The following settings are accepted:
The key can be any string that can be
used in a %(key)s
substitution, and
format should be a a valid rose
date print format.
If globs are specified for a cycle, it will attempt to prune only items matching CYCLE/GLOBS under item-root. E.g. In cylc, if current cycle is 20141225T1200Z, then prune{share/cycle}=-PT12H:wild* will clear out all items matching share/cycle/20141225T0000Z/wild*.
A glob can also be specified as a formatting
string containing a single substitution
%(cycle)s
. In this mode, the cycle
string will not be added as a sub-directory of the
item-root. E.g. In cylc, if current cycle is
20141225T1200Z, then
prune{share}=-PT12H:hello-*-at-%(cycle)s.txt
will clear out all items matching
share/hello-*-at-20141225T0000Z.txt.
A glob can also be specified as a formatting
string containing a substitution
%(key)s
, if a
cycle-format{key}=format
setting is
specified. See above for detail.
E.g.:
meta=rose_prune mode=rose_prune [prune] cycle-format{cycle_year_month}=CCYYMM prune-remote-logs-at=-PT6H archive-logs-at=-P1D prune-server-logs-at=-P7D prune{work}=-PT6H:task_x* -PT12H:*/other*.dat -PT18H:task_y* -PT24H prune{share}=-P1D:hello-*-at-%(cycle)s.txt -P3M:monthly/%(cycle_year_month)s/ prune{share/cycle}=-PT6H:foo* -PT12H:'bar* *.baz*' -P1D
There are times when extra environment needs to be
defined before launching rose task-run
.
This is where rose task-env
may come in
handy. The command prints to the STDOUT the
standard Rose task environment variables (which are
normally provided by rose task-run
) in a
syntax compatible to bash / ksh. This means that
the output of this command can be shell
eval
into the current environment.
E.g.
eval $(rose task-env)
See Rose Reference Guide: CLI > rose task-env for a full list of environment variables provided by this command.

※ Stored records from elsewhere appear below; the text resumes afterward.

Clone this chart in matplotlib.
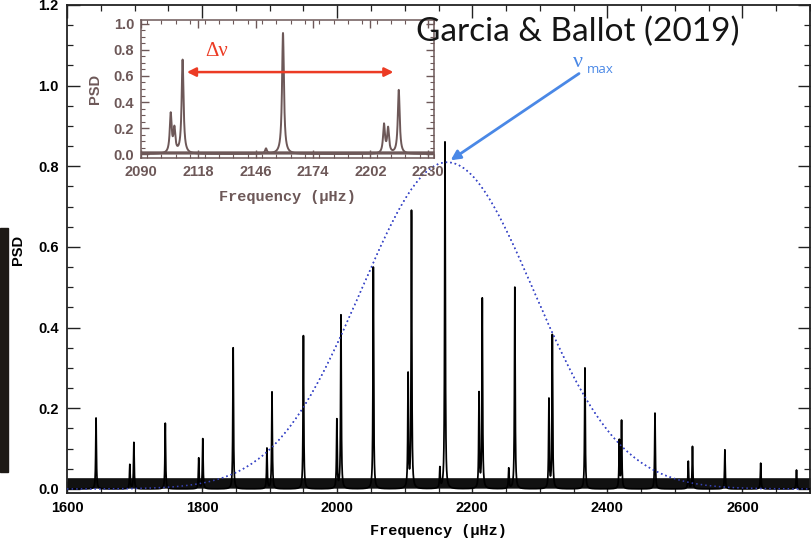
import numpy as np
import matplotlib
matplotlib.use("Agg")
import matplotlib.pyplot as plt
from matplotlib.ticker import MultipleLocator
from matplotlib.patches import Rectangle

plt.rcParams["mathtext.fontset"] = "stix"

# ---- data -------------------------------------------------------------
# main spectrum: mode frequencies (µHz) and peak PSD
peak_freq = [1643, 1693, 1699, 1745.5, 1795, 1801, 1846, 1896, 1903.5, 1950,
             1999.5, 2005.6, 2053.5, 2105, 2110, 2152, 2159.6, 2210, 2214.8,
             2254, 2263, 2313.5, 2318.5, 2366.8, 2417.7, 2421, 2470.5,
             2519.8, 2526, 2574, 2627, 2680]
peak_height = [0.176, 0.06, 0.115, 0.163, 0.076, 0.124, 0.35, 0.10, 0.24, 0.38,
               0.17, 0.43, 0.55, 0.28, 0.687, 0.05, 0.86, 0.234, 0.47,
               0.05, 0.50, 0.22, 0.38, 0.30, 0.118, 0.167, 0.188,
               0.068, 0.105, 0.097, 0.064, 0.047]
peak_hwhm = 0.6            # µHz
noise_band = (0.002, 0.028)  # PSD range of the background noise

# Gaussian envelope of the oscillation power
numax = 2163.0
env_height = 0.81
env_sigma = 128.0

# zoomed spectrum (inset)
inset_freq = [2104.5, 2106.3, 2110.3, 2151, 2159.3, 2208.6, 2210.6, 2215.8]
inset_height = [0.30, 0.18, 0.72, 0.04, 0.93, 0.22, 0.19, 0.49]
inset_noise_band = (0.0, 0.025)
dnu_span = (2112.4, 2213.2)
dnu_level = 0.63

main_xticks = [1600, 1800, 2000, 2200, 2400, 2600]
main_yticks = [0.0, 0.2, 0.4, 0.6, 0.8, 1.0, 1.2]
inset_xticks = [2090, 2118, 2146, 2174, 2202, 2230]
inset_yticks = [0.0, 0.2, 0.4, 0.6, 0.8, 1.0]


def lorentz_sum(f, centers, heights, hwhm):
    out = np.zeros_like(f)
    for c, h in zip(centers, heights):
        out += h * hwhm**2 / ((f - c) ** 2 + hwhm**2)
    return out


# ---- figure -----------------------------------------------------------
W, H = 811, 539
fig = plt.figure(figsize=(W / 100, H / 100), dpi=100)


def px_axes(x0, y0, x1, y1):
    return [x0 / W, 1 - y1 / H, (x1 - x0) / W, (y1 - y0) / H]


tick_font = dict(family="Liberation Sans", weight="bold", size=10.5)
label_font = dict(family="Liberation Mono", weight="bold", size=11)

# main panel
ax = fig.add_axes(px_axes(67, 5, 810, 493))
freq = np.arange(1600, 2700.001, 0.05)
psd = lorentz_sum(freq, peak_freq, peak_height, peak_hwhm)
env = env_height * np.exp(-0.5 * ((freq - numax) / env_sigma) ** 2)
ax.plot(freq, env, color="#3b48c8", lw=1.1, ls=(0, (1, 2)), zorder=1)
ax.fill_between(freq, noise_band[0], noise_band[1], color="#111111", lw=0,
                zorder=2)
ax.plot(freq, psd, color="black", lw=1.25, zorder=3)
ax.plot(freq, env, color="#3b48c8", lw=1.1, ls=(0, (1, 2)), zorder=4,
        alpha=0.9)

ax.set_xlim(1600, 2700)
ax.set_ylim(-0.01, 1.2)
ax.set_xticks(main_xticks)
ax.set_yticks(main_yticks)
ax.set_xticklabels([str(t) for t in main_xticks], fontdict=tick_font)
ax.set_yticklabels([f"{t:.1f}" for t in main_yticks], fontdict=tick_font)
ax.xaxis.set_minor_locator(MultipleLocator(50))
ax.yaxis.set_minor_locator(MultipleLocator(0.05))
ax.tick_params(which="both", direction="in", top=True, right=True, color="#222222")
ax.tick_params(which="major", length=9, width=1.0, pad=6)
ax.tick_params(which="minor", length=4.5, width=0.9)
for s in ax.spines.values():
    s.set_linewidth(1.3)
    s.set_color("#222222")
ax.set_xlabel("Frequency (µHz)", fontdict=label_font, labelpad=6)
fig.text(18 / W, 1 - 250 / H, "PSD", rotation=90, ha="center", va="center",
         **tick_font)

# nu_max arrow and label
ax.annotate("", xy=(2168, 0.815), xytext=(2358, 1.03),
            arrowprops=dict(arrowstyle="-|>", color="#4a88e6", lw=2.0,
                            mutation_scale=14, shrinkA=0, shrinkB=0),
            zorder=6)
ax.text(2349, 1.058, "ν", color="#4a88e6", fontsize=16, family="Liberation Serif",
        ha="left", va="center", zorder=6)
ax.text(2370, 1.040, "max", color="#4a88e6", fontsize=9.5, family="Open Sans",
        ha="left", va="center", zorder=6)

# inset panel
brown = "#6d5858"
ins = fig.add_axes(px_axes(141, 20, 434, 158))
ins.set_facecolor("white")
ifreq = np.arange(2090, 2233.001, 0.02)
ipsd = lorentz_sum(ifreq, inset_freq, inset_height, 0.55)
ins.fill_between(ifreq, inset_noise_band[0], inset_noise_band[1], color=brown,
                 lw=0, zorder=2)
ins.plot(ifreq, ipsd, color=brown, lw=1.4, zorder=3)
ins.set_xlim(2090, 2233)
ins.set_ylim(-0.03, 1.03)
ins.set_xticks(inset_xticks)
ins.set_yticks(inset_yticks)
ins.set_xticklabels([str(t) for t in inset_xticks], fontdict=tick_font, color=brown)
ins.set_yticklabels([f"{t:.1f}" for t in inset_yticks], fontdict=tick_font, color=brown)
ins.yaxis.set_minor_locator(MultipleLocator(0.05))
ins.xaxis.set_minor_locator(MultipleLocator(7))
ins.tick_params(which="both", direction="in", top=True, right=True, color=brown)
ins.tick_params(which="major", length=6, width=1.0, pad=5)
ins.tick_params(which="minor", length=3, width=0.8)
for s in ins.spines.values():
    s.set_linewidth(1.1)
    s.set_color(brown)
ins.set_xlabel("Frequency (µHz)", fontdict=label_font, color=brown, labelpad=8)
ins.set_ylabel("PSD", fontdict=tick_font, color=brown, labelpad=8)

ins.annotate("", xy=(dnu_span[0], dnu_level), xytext=(dnu_span[1], dnu_level),
             arrowprops=dict(arrowstyle="<|-|>", color="#ec3b24", lw=1.8,
                             mutation_scale=13, shrinkA=0, shrinkB=0),
             zorder=6)
ins.text(2127, 0.79, "Δν", color="#ec3b24", fontsize=15,
         family="Liberation Serif", ha="center", va="center", zorder=6)

# citation
fig.text(416 / W, 1 - 32 / H, "Garcia & Ballot (2019)", family="Lato",
         weight="normal", size=24, color="#151515", ha="left", va="center",
         zorder=10)

# dark strip at the left edge
fig.patches.append(Rectangle((0, 1 - 472 / H), 8 / W, 244 / H,
                             transform=fig.transFigure, color="#1d1915",
                             zorder=0))

fig.savefig("out.png", dpi=100)
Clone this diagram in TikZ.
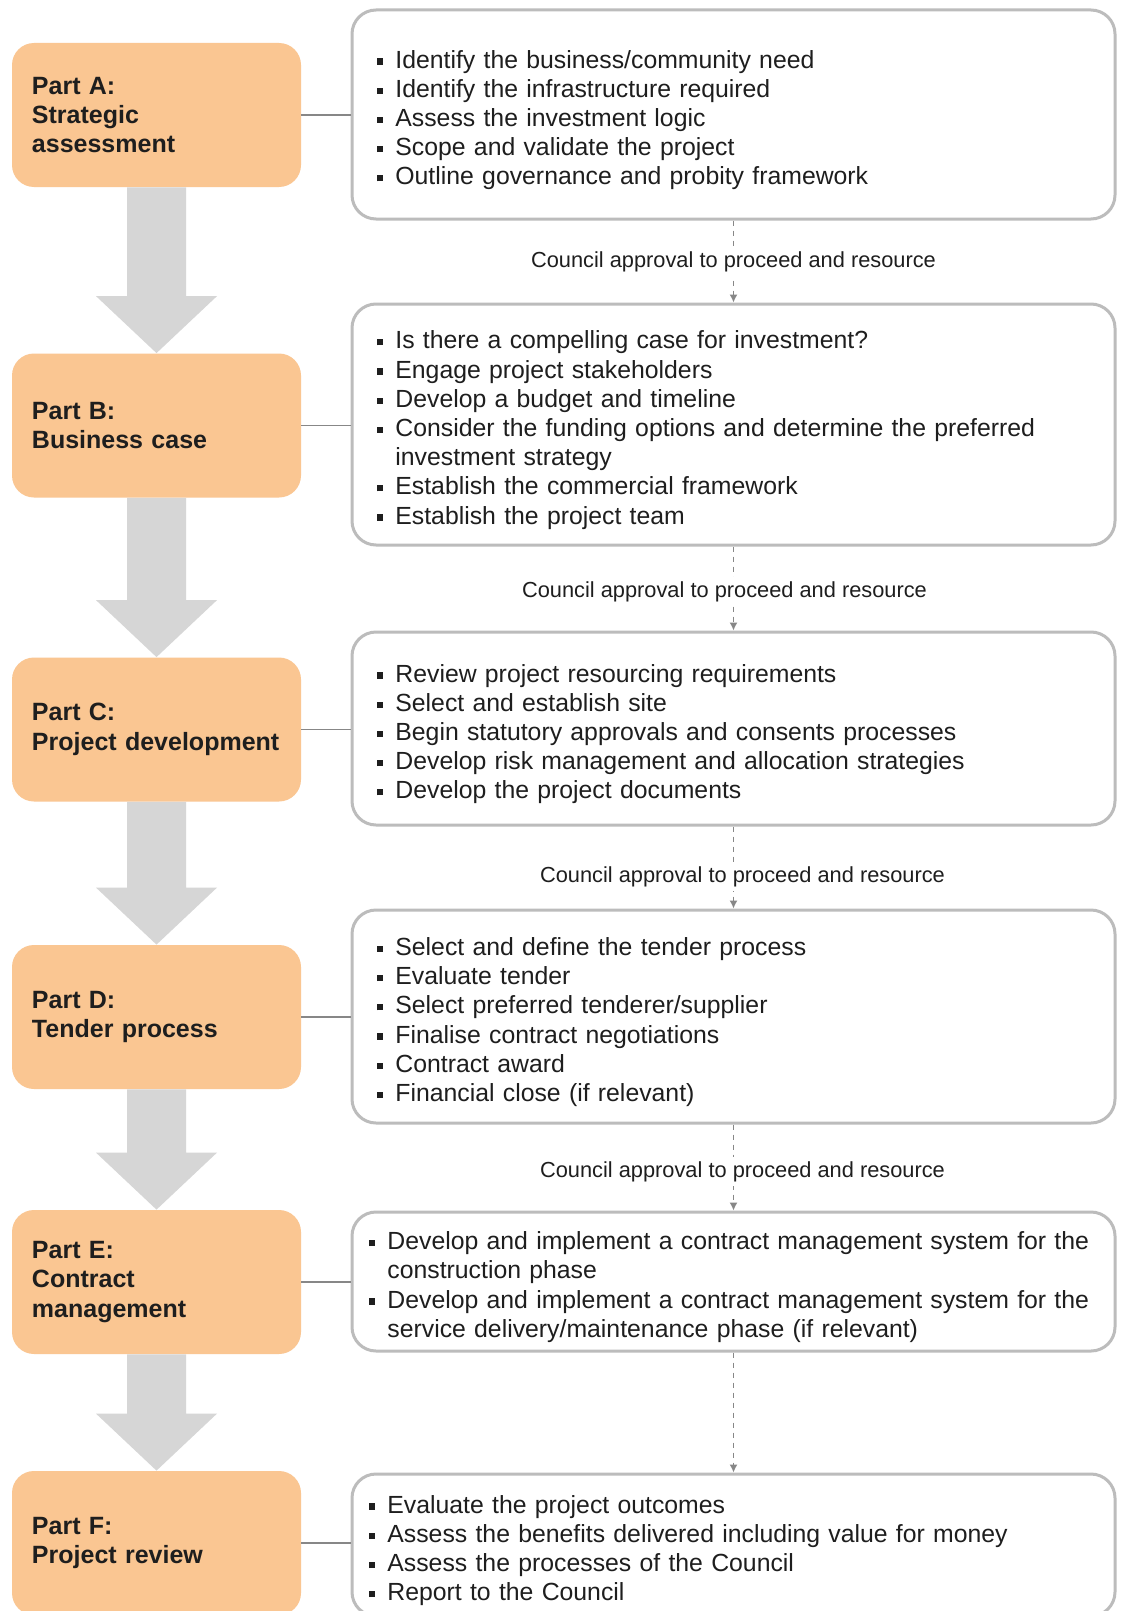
\documentclass[tikz,border=0pt]{standalone}
\usepackage{fontspec}
\setmainfont{Liberation Sans}
\usetikzlibrary{arrows.meta,calc}
\definecolor{orangefill}{RGB}{250,198,146}
\definecolor{arrowgray}{RGB}{214,214,214}
\definecolor{boxline}{RGB}{188,188,188}
\definecolor{linkgray}{RGB}{135,135,135}
\definecolor{txt}{RGB}{30,30,30}
\newcommand{\bitem}[1]{\par\hangindent=9.2pt\hangafter=1\noindent\makebox[9.2pt][l]{\raisebox{1.8pt}{\rule{3.1pt}{3.1pt}}}#1}
\tikzset{
  obox/.style={fill=orangefill, rounded corners=11pt, minimum width=144.5pt, minimum height=72pt,
    text width=124.5pt, inner xsep=10pt, align=left, text=txt,
    font=\fontsize{12.5}{14.65}\selectfont\bfseries},
  rbox/.style={draw=boxline, line width=1.5pt, rounded corners=12pt, fill=white,
    text width=356.5pt, inner xsep=12.5pt, align=left, text=txt,
    font=\fontsize{12.4}{14.6}\selectfont},
  rboxw/.style={rbox, text width=364.5pt, inner xsep=8.5pt},
  link/.style={draw=linkgray, line width=0.8pt},
  approval/.style={draw=linkgray, line width=0.7pt, dash pattern=on 2.5pt off 2.5pt,
    -{Latex[length=4pt,width=4pt]}},
  lbl/.style={fill=white, text=txt, inner sep=2pt, font=\fontsize{10.9}{13}\selectfont},
  bigarrow/.style={fill=arrowgray}
}
\begin{document}
\begin{tikzpicture}[x=0.5pt,y=-0.5pt]
\useasboundingbox (0,0) rectangle (1123,1611);
\fill[white] (0,0) rectangle (1123,1611);

% left phase boxes
\node[obox] (pa) at (156.5,115) {Part A:\\Strategic\\assessment};
\node[obox] (pb) at (156.5,425.5) {Part B:\\Business case};
\node[obox] (pc) at (156.5,729.5) {Part C:\\Project development};
\node[obox] (pd) at (156.5,1017) {Part D:\\Tender process};
\node[obox] (pe) at (156.5,1282) {Part E:\\Contract\\management};
\node[obox] (pf) at (156.5,1543) {Part F:\\Project review};

% big gray arrows
\foreach \u/\v in {pa/pb,pb/pc,pc/pd,pd/pe,pe/pf}{
  \path[bigarrow] ($(\u.south)+(-29.5,0)$) -- ($(\u.south)+(29.5,0)$)
    -- ($(\v.north)+(29.5,-57)$) -- ($(\v.north)+(60.5,-57)$)
    -- (\v.north) -- ($(\v.north)+(-60.5,-57)$) -- ($(\v.north)+(-29.5,-57)$) -- cycle;
}

% right description boxes
\node[rbox, minimum height=104.5pt] (ra) at (733.5,114.5) {%
\bitem{Identify the business/community need}
\bitem{Identify the infrastructure required}
\bitem{Assess the investment logic}
\bitem{Scope and validate the project}
\bitem{Outline governance and probity framework}\par};

\node[rbox, minimum height=120.5pt] (rb) at (733.5,424.5) {%
\bitem{Is there a compelling case for investment?}
\bitem{Engage project stakeholders}
\bitem{Develop a budget and timeline}
\bitem{Consider the funding options and determine the preferred\newline investment strategy}
\bitem{Establish the commercial framework}
\bitem{Establish the project team}\par};

\node[rbox, minimum height=96.5pt] (rc) at (733.5,728.5) {%
\bitem{Review project resourcing requirements}
\bitem{Select and establish site}
\bitem{Begin statutory approvals and consents processes}
\bitem{Develop risk management and allocation strategies}
\bitem{Develop the project documents}\par};

\node[rbox, minimum height=106.5pt] (rd) at (733.5,1016.5) {%
\bitem{Select and define the tender process}
\bitem{Evaluate tender}
\bitem{Select preferred tenderer/supplier}
\bitem{Finalise contract negotiations}
\bitem{Contract award}
\bitem{Financial close (if relevant)}\par};

\node[rboxw, minimum height=69.5pt] (re) at (733.5,1281.5) {%
\bitem{Develop and implement a contract management system for the\newline construction phase}
\bitem{Develop and implement a contract management system for the\newline service delivery/maintenance phase (if relevant)}\par};

\node[rboxw, minimum height=71pt] (rf) at (733.5,1545) {%
\bitem{Evaluate the project outcomes}
\bitem{Assess the benefits delivered including value for money}
\bitem{Assess the processes of the Council}
\bitem{Report to the Council}\par};

% horizontal links
\foreach \p/\r in {pa/ra,pb/rb,pc/rc,pd/rd,pe/re,pf/rf}{
  \draw[link] (\p.east) -- (\p.east -| \r.west);
}

% approval connectors
\draw[approval] (ra.south) -- node[lbl]{Council approval to proceed and resource} (rb.north);
\draw[approval] (rb.south) -- node[lbl, xshift=-4.5pt, yshift=-1.5pt]{Council approval to proceed and resource} (rc.north);
\draw[approval] (rc.south) -- node[lbl, xshift=4.5pt, yshift=-4.5pt]{Council approval to proceed and resource} (rd.north);
\draw[approval] (rd.south) -- node[lbl, xshift=4.5pt, yshift=-2pt]{Council approval to proceed and resource} (re.north);
\draw[approval] (re.south) -- (rf.north);
\end{tikzpicture}
\end{document}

Run an application according to its configuration,
outside of a suite task environment. Although you will
normally launch a Rose application using rose
task-run
, there are situations when you may have
a standalone Rose application configuration that you
just want to run outside of a suite. This is where
rose app-run
may come in handy.
See Rose Reference Guide: CLI > rose app-run for a full list of environment variables provided by this command.